Ce n’est pas la première fois que La Scala se tourne vers l’œuvre d’un compositeur russe. Les opéras classiques russes et ceux des génies du XXe siècle comme Sergueï Prokofiev et Dmitri Chostakovitch ont figuré. Et figurent toujours dans son répertoire. C’est maintenant le tour d’Alexandre Raskatov ce qui est, selon le compositeur « un immense honneur » pout lui. Ceux qui connaissent bien l’oeuvre de Raskatov ne sont guère surpis par le choix de La Scala. C’est ainsi que l’éminent violoniste russe Iouri Bachmet estime que la musique de Raskatov, ce compositeur intellectuel, se situe dans la continuité des meilleures traditions culturelles russes :
Raskatov a l’avantage d’être un compositeur intelligent qui prend dans un certain sens la relève des compositeurs intelligents du passé comme Alfred Schnitke.
A propos, la première de l’opéra de Raskatov à La Scala aurait dû avoir lieu le 13 mars mais a été reportée de trois jours parce que le théâtre n’a pas pu préparer le spectacle à cette date du point de vue technique.
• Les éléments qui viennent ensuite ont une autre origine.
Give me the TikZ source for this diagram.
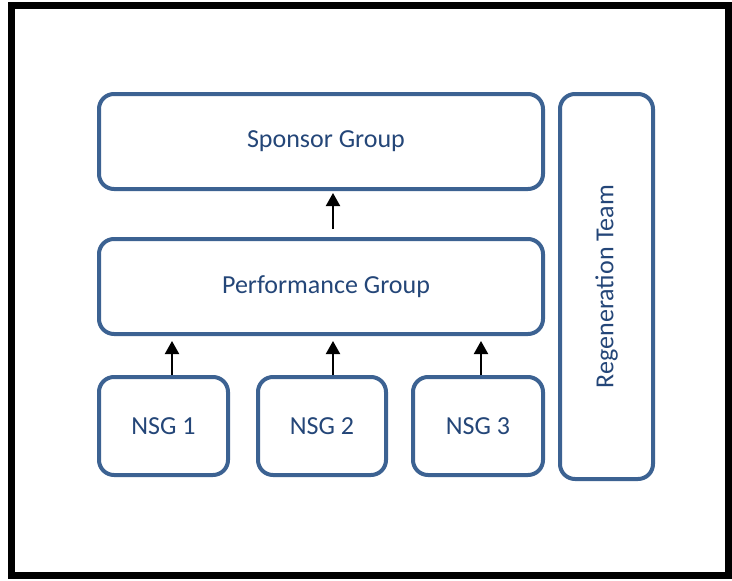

Le metteur en scène anglais Simon McBerney, celui même qui avait récemment présenté à Moscou son travail scénique consacré à Chostakovitch, a conçu une mise en scène très difficile à réaliser techniquement. Il fallait synchroniser l’action sur la scène avec les images défilant sur l’énorme écran vidéo installé au fond de la scène. Les acteurs avaient également du mal à manipuler l’énorme et terrifiant mannequin de chien. C’est une marionnette manipulée par 4 personnes mais il y aussi la cinquième qui suit ses faits et gestes et aboie dans le micro.
L’intrigue du sujet réside dans le fait qu’un professeur de médecine greffe sur un chien errant les organes vitaux d’un homme mort et le chien se transforme progressivement en créature aux apparences humaines du nom de Charikov. Cependant, il n’est pas capable de devenir l’homme dans toute l’acception de ce mot et après bien des malheurs qu’il attire à cette maison d’intellectuels, le professeur fait une nouvelle opération et Charikov redevient le chien. Tel est le sujet de la nouvelle satirique de Mikhaïl Boulgakov écrite dans les années 1920 dont s’inspire le livret de l’opéra de Raskatov. Mais si à la fin de la nouvelle de Boulgakov, tout finit par s’arranger à la fois pour les humains et le pauvre chien, le sujet prend une nouvelle dimension chez Raskatov :
« J’ai décidé que Charikov allait rester tel qu’il est. C’est ainsi que dans l’opéra le professeur voit un cauchemar et dans ce cauchemar Charikov chante un couplet burlesque dans un langage ordurier. Le sujet de la nouvelle n’est pas du tout en noir et blanc pour moi. Il y a des épisodes où j’insiste qu’on peut prendre Charikov en pitié malgré l’abjection qu’il inspire. Après tout, le créateur qui l’a fait, a-t-il le droit de reprendre sa vie ? »
L’opéra « Cœur de chien » s’interprète en russe qui pose un grand problème à l’équipe internationale de chanteurs. Seul le chef d’orchestre qui est en l’occurrence l’Anglais Martin Babbins bien connu en Russie comme interprétateur de la musique contemporaine a la vie facile. Il parle bien russe parce qu’il avait été en son temps à l’école du grand pédagogue pétersbourgeois Ilya Moussine. Le jeune chanteur russe Vassili Efimov que joue le rôle du gérant d’immeuble Schvonder, un sale type, n’a pas à se plaindre non plus. Soliste du théâtre « Hélicon-opéra » de Moscou, il participe à toutes les représentations depuis le première de l’opéra en 2010 à Amsterdam. Or, on en compte une quinzaine y compris sa première à l’Opéra national d’Angleterre.
La première à La Scala n’est qu’un point de suspension parce qu’après l’Italie le spectacle passera en France, à l’opéra de Lyon. Dommage mais il ne peut pas encore passer en Russie parce que la législation russe sur les droits d’auteur l’œuvre ne peut circuler librement que 95 ans après sa première publication. Or, interdite par la censure soviétique, la nouvelle « Cœur de chien » n’a vu le jour qu’à la fin des années 1980. L’espoir existe cependant de voir un jour l’opéra en Russie. De toute façon, des juristes travaillent déjà avec les héritiers de l’écrivain. On a de plus l’accord de principe du directeur du Mariinski de Saint-Pétersbourg Valeri Gergiev pour la mise en scène de l’opéra dans son théâtre. Alors, après Amsterdam, Londres, Milan et Lyon, ce sera probablement le public de Saint-Pétersbourg qui verra « Cœur de chien ».